GOAL OF THE EXERCISE:
Return the data exactly, with all pictures removed.

SOURCE MATERIAL:
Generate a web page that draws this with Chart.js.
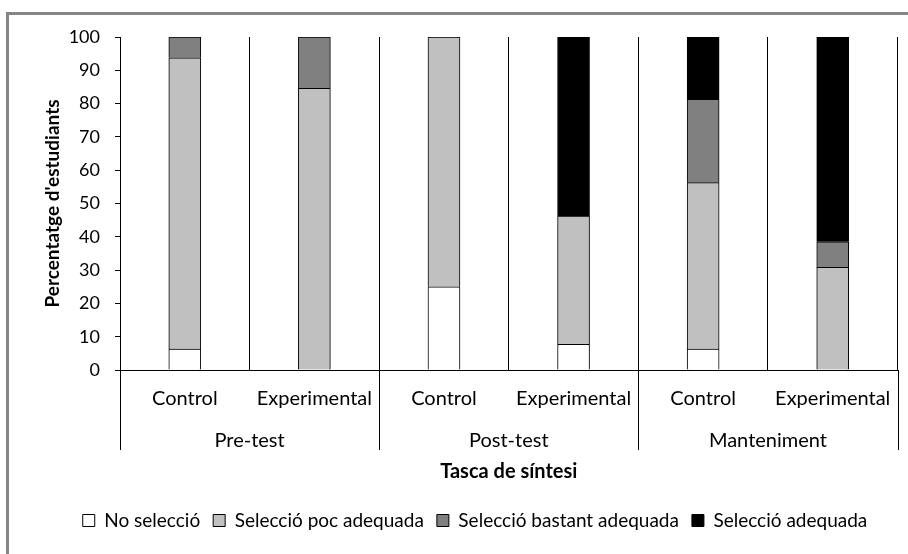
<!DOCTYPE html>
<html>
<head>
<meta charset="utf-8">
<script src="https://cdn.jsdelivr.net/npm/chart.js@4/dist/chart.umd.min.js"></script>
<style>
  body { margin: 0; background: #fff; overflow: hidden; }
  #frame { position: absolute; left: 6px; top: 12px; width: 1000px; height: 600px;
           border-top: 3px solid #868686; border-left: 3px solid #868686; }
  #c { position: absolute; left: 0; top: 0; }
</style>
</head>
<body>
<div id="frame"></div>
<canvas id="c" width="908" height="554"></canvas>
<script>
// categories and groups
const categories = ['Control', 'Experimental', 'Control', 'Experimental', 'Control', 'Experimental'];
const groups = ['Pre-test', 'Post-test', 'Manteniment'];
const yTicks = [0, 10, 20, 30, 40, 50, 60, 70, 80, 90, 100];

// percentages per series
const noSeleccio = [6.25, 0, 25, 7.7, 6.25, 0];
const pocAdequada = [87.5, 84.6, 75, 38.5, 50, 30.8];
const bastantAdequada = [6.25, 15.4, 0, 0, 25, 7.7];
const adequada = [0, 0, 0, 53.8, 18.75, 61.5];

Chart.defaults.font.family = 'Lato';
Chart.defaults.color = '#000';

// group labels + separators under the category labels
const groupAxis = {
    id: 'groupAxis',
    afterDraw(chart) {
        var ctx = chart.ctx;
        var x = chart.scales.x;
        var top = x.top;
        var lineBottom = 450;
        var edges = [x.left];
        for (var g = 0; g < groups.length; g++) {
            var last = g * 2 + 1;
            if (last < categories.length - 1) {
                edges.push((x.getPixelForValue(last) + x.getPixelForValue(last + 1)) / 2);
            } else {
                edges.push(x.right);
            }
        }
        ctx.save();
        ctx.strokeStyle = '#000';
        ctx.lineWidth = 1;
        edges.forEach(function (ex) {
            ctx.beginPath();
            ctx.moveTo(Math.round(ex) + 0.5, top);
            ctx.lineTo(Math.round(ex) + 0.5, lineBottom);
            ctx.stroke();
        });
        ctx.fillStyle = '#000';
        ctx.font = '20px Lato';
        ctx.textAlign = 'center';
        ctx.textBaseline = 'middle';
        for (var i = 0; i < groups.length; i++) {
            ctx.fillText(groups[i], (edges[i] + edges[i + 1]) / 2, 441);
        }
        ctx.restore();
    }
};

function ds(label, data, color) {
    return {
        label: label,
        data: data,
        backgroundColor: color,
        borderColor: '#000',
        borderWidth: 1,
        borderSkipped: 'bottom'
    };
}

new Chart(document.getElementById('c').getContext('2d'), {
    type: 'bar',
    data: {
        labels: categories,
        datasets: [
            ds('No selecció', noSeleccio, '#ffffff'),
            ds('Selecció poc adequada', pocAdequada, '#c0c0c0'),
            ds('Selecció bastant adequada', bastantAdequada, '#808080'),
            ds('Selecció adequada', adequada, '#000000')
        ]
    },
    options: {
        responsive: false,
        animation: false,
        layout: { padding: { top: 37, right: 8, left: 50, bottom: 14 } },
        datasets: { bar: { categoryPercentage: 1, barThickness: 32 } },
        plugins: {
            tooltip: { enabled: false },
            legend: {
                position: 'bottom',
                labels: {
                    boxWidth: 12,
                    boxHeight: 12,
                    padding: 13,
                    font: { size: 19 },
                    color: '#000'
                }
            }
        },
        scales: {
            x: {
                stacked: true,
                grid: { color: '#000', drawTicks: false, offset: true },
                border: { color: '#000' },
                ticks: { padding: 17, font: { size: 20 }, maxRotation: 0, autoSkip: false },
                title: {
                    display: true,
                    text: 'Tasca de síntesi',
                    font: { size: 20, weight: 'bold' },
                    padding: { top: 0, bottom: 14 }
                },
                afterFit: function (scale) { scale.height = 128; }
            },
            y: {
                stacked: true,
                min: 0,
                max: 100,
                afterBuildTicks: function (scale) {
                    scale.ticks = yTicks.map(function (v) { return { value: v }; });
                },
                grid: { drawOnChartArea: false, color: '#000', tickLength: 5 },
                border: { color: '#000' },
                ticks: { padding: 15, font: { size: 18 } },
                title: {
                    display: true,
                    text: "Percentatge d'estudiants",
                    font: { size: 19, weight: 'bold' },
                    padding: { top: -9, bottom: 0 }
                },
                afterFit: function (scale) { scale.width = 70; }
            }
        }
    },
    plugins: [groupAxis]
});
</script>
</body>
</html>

THE SOLUTION:
Generate a web page that draws this with Chart.js.
<!DOCTYPE html>
<html>
<head>
<meta charset="utf-8">
<script src="https://cdn.jsdelivr.net/npm/chart.js@4/dist/chart.umd.min.js"></script>
<style>
  body { margin: 0; background: #fff; overflow: hidden; }
  #frame { position: absolute; left: 6px; top: 12px; width: 1000px; height: 600px;
           border-top: 3px solid #868686; border-left: 3px solid #868686; }
  #c { position: absolute; left: 0; top: 0; }
</style>
</head>
<body>
<div id="frame"></div>
<canvas id="c" width="908" height="554"></canvas>
<script>
// categories and groups
const categories = ['Control', 'Experimental', 'Control', 'Experimental', 'Control', 'Experimental'];
const groups = ['Pre-test', 'Post-test', 'Manteniment'];
const yTicks = [0, 10, 20, 30, 40, 50, 60, 70, 80, 90, 100];

// percentages per series
const noSeleccio = [6.25, 0, 25, 7.7, 6.25, 0];
const pocAdequada = [87.5, 84.6, 75, 38.5, 50, 30.8];
const bastantAdequada = [6.25, 15.4, 0, 0, 25, 7.7];
const adequada = [0, 0, 0, 53.8, 18.75, 61.5];

Chart.defaults.font.family = 'Lato';
Chart.defaults.color = '#000';

// group labels + separators under the category labels
const groupAxis = {
    id: 'groupAxis',
    afterDraw(chart) {
        var ctx = chart.ctx;
        var x = chart.scales.x;
        var top = x.top;
        var lineBottom = 450;
        var edges = [x.left];
        for (var g = 0; g < groups.length; g++) {
            var last = g * 2 + 1;
            if (last < categories.length - 1) {
                edges.push((x.getPixelForValue(last) + x.getPixelForValue(last + 1)) / 2);
            } else {
                edges.push(x.right);
            }
        }
        ctx.save();
        ctx.strokeStyle = '#000';
        ctx.lineWidth = 1;
        edges.forEach(function (ex) {
            ctx.beginPath();
            ctx.moveTo(Math.round(ex) + 0.5, top);
            ctx.lineTo(Math.round(ex) + 0.5, lineBottom);
            ctx.stroke();
        });
        ctx.fillStyle = '#000';
        ctx.font = '20px Lato';
        ctx.textAlign = 'center';
        ctx.textBaseline = 'middle';
        for (var i = 0; i < groups.length; i++) {
            ctx.fillText(groups[i], (edges[i] + edges[i + 1]) / 2, 441);
        }
        ctx.restore();
    }
};

function ds(label, data, color) {
    return {
        label: label,
        data: data,
        backgroundColor: color,
        borderColor: '#000',
        borderWidth: 1,
        borderSkipped: 'bottom'
    };
}

new Chart(document.getElementById('c').getContext('2d'), {
    type: 'bar',
    data: {
        labels: categories,
        datasets: [
            ds('No selecció', noSeleccio, '#ffffff'),
            ds('Selecció poc adequada', pocAdequada, '#c0c0c0'),
            ds('Selecció bastant adequada', bastantAdequada, '#808080'),
            ds('Selecció adequada', adequada, '#000000')
        ]
    },
    options: {
        responsive: false,
        animation: false,
        layout: { padding: { top: 37, right: 8, left: 50, bottom: 14 } },
        datasets: { bar: { categoryPercentage: 1, barThickness: 32 } },
        plugins: {
            tooltip: { enabled: false },
            legend: {
                position: 'bottom',
                labels: {
                    boxWidth: 12,
                    boxHeight: 12,
                    padding: 13,
                    font: { size: 19 },
                    color: '#000'
                }
            }
        },
        scales: {
            x: {
                stacked: true,
                grid: { color: '#000', drawTicks: false, offset: true },
                border: { color: '#000' },
                ticks: { padding: 17, font: { size: 20 }, maxRotation: 0, autoSkip: false },
                title: {
                    display: true,
                    text: 'Tasca de síntesi',
                    font: { size: 20, weight: 'bold' },
                    padding: { top: 0, bottom: 14 }
                },
                afterFit: function (scale) { scale.height = 128; }
            },
            y: {
                stacked: true,
                min: 0,
                max: 100,
                afterBuildTicks: function (scale) {
                    scale.ticks = yTicks.map(function (v) { return { value: v }; });
                },
                grid: { drawOnChartArea: false, color: '#000', tickLength: 5 },
                border: { color: '#000' },
                ticks: { padding: 15, font: { size: 18 } },
                title: {
                    display: true,
                    text: "Percentatge d'estudiants",
                    font: { size: 19, weight: 'bold' },
                    padding: { top: -9, bottom: 0 }
                },
                afterFit: function (scale) { scale.width = 70; }
            }
        }
    },
    plugins: [groupAxis]
});
</script>
</body>
</html>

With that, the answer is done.